A – up to this point – only heard about my family, from what I told him about them, which in fact were only good things. I mentioned that my dad and I talk about God and the world (but not that we in fact talk about EVERYTHING), I mentioned that my mom and I love to go shopping (but not that we would spend hours and hours together at the mall), I mentioned that my younger brother and I played Wii together almost every day (but not that we got very competitive about it), I mentioned that my older brother and I meet up for coffee every now and then (but not that our coffees (and ice cream and a glass of white wine) was our brother&sister thing) , I mentioned that my grandpa and I would sometimes sit together and discuss world affairs (but not that almost every conversation ended with ‘it’s because I read it on the internet’), I mentioned that my grandma and I love to talk and have a cup of coffee together (but not that a morning coffee often turns into lunch, a lunch often turns into afternoon coffee and an afternoon coffee often turns into dinner). See, even though miles and miles apart, I am still very close to my family, I always have and probably always will be, it’s just the way I am.

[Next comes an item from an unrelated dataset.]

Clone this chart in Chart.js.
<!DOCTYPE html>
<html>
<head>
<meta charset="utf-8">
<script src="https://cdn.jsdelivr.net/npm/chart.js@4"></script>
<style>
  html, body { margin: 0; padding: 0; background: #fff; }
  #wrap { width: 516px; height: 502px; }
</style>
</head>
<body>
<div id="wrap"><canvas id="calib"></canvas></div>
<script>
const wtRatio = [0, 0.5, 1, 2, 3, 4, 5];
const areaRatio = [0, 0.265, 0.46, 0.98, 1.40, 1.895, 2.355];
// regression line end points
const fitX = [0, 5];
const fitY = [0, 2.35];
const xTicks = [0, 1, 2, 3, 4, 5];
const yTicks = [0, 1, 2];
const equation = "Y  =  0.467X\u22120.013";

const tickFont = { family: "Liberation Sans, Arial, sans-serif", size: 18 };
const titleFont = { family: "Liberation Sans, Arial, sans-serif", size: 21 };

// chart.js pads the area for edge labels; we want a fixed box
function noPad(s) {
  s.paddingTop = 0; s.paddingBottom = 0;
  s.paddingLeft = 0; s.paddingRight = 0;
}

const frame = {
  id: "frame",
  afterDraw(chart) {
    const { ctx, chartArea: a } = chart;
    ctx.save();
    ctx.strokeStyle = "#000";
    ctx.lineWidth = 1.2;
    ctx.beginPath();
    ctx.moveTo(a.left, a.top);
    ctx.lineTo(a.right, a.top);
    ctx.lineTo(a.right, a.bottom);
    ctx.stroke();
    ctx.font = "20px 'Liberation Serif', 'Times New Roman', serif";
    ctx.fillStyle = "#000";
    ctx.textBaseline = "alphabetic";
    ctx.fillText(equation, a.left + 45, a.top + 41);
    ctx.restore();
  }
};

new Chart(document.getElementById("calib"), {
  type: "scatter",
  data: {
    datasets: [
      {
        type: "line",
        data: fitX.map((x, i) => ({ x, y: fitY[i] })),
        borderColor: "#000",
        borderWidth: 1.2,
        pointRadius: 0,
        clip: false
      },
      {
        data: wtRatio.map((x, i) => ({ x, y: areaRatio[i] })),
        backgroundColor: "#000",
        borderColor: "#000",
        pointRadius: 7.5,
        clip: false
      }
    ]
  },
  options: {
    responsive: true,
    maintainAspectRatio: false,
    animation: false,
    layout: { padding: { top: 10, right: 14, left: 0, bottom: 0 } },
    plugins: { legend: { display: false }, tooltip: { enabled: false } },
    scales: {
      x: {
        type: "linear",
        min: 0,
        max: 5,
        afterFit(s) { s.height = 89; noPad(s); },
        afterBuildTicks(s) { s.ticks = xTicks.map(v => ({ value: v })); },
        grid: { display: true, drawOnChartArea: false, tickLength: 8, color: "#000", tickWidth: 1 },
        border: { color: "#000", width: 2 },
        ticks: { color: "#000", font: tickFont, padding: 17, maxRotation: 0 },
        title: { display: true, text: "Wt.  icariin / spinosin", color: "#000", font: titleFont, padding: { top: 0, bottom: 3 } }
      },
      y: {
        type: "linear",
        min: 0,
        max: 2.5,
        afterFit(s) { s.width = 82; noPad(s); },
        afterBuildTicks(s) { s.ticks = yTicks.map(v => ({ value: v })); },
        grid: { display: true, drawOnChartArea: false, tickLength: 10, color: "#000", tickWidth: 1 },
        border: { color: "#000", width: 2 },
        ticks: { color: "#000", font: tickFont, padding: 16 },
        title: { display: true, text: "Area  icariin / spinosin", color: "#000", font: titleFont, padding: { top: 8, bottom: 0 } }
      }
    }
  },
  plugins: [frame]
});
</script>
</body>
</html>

Up to this point, it never crossed my mind, that some of our behavior might not be as loving and charming to another person. The other reason, why I didn’t mention bad sides of my family, was that in fact I have nothing bad to say about my family, they are to me, my superheroes and I will always be there for them, just like they are always there for me.
In December 2009 we were on our way from Salzburg to a small town close to Vienna. A, who has never experienced a winter like an Austrian before, was already complaining about the cold weather (he would have not in a million years thought that 3 years later he would reside in an even colder country…). He wondered how we ever survived and that we all are in desperate need of a climate change and that he will suffer frostbite because of the cold (this went on for about 45 minutes, it once crossed my mind to tell him, that this was a comparatively ‘mild’ winter but then I figured, for someone, who never had to deal with this kind of weather, this was winter north-pole-style, judging by this past winter though, (we barely survived in Norway, and this was indeed what they called ‘mild’), the winter we had in Austria that year was like a warm-summer day).
About 6pm we arrived at my home, it was already dark, the streets were empty and the empty house must have seemed like the perfect place to film ‘Nightmare on Elmstreet’. I was happy, since I was home, A was… scared?! (I don’t even know how to describe what he felt like.)
We keep the house warm with three different wood fireplaces/stoves, they are easy to light and easy to maintain and they warm up the place pretty quickly. Two out of the 3 have a fire-safe glass door, so you can see whenever the fire dies down and quickly handle it, if needed. Since A never had done this before in his life, he watched me carefully, he advised me not to get too close to the fire, not to do this or that and to be careful. I have been doing this for almost 5 years, I knew what I was doing, but somehow A didn’t think I was trustworthy.
The place heated up quickly and soon enough my parents pulled up the driveway. A secretly had been taking German-lessons, he wanted to be able to communicate at least a little bit with my family. He had been practicing his welcome line for about a 1000 times, ‘Hallo, wie gehts? Danke, mir geht es gut!’ (translated: Hello, how are you? Thanks, I am fine) Over and over he practiced it and he almost sounded Austrian. I heard the keys turning at the entrance door and happily greeted my parents and then, for the first time ever, they faced A, who shyly stood in the middle of the room. He reached for my dad’s hand to shake it and then blurted out, ‘Miiiir gehts’ (there is actually no proper translation for this). He proudly smiled, while my dad looked from A to me and back to A, very puzzled and confused. My mom bursted out laughing, not only did this not make ANY sense, but the looks I and my dad had on our faces were priceless, she said. A turned a dark-red, he was a wee bit clueless as to where to go from here but he definitely broke the ice. We spent the evening talking to my parents, they got to know A, joked around a bit, we played some games with my younger brother, and I had no doubt that they accepted A just the way he was.
A few days later, the evening of December 22nd, A and I were home alone and A was already used to the whole fire-place thing, he tried lighting and reloading the stove himself. He was so very proud of himself, when he sat down next to me. A few seconds after he sat down I looked up at the stove and realized that the glass in the glass door was broken. It was not like a small crack in the glass, no, it was two-piece not repairable broken. A panicked, he asked if we had another glass piece in the house (which of course we didn’t) and he knew, that if we didn’t replace it soon, this Christmas would be a very cold one. I immediately called my dad, who was in shock, since this had not once happened in all the years we lived in this house. He said to look up a glass specialist online and maybe, if we’re in luck, they might be able to replace the glass we needed for a warm home before Christmas. It was already 5.30 pm and I knew most places would close between 5 and 6 that day so I called up about 7 places, explained our situation until finally one tired man, yawned a tired ‘yes, just come on by tomorrow’.
The next day, first thing in the morning we did just that and so saved Christmas for my family. Ever since that day, A was not allowed anywhere near the stove ever again… Thankfully A learned his lesson and from that point on only gave advice from afar.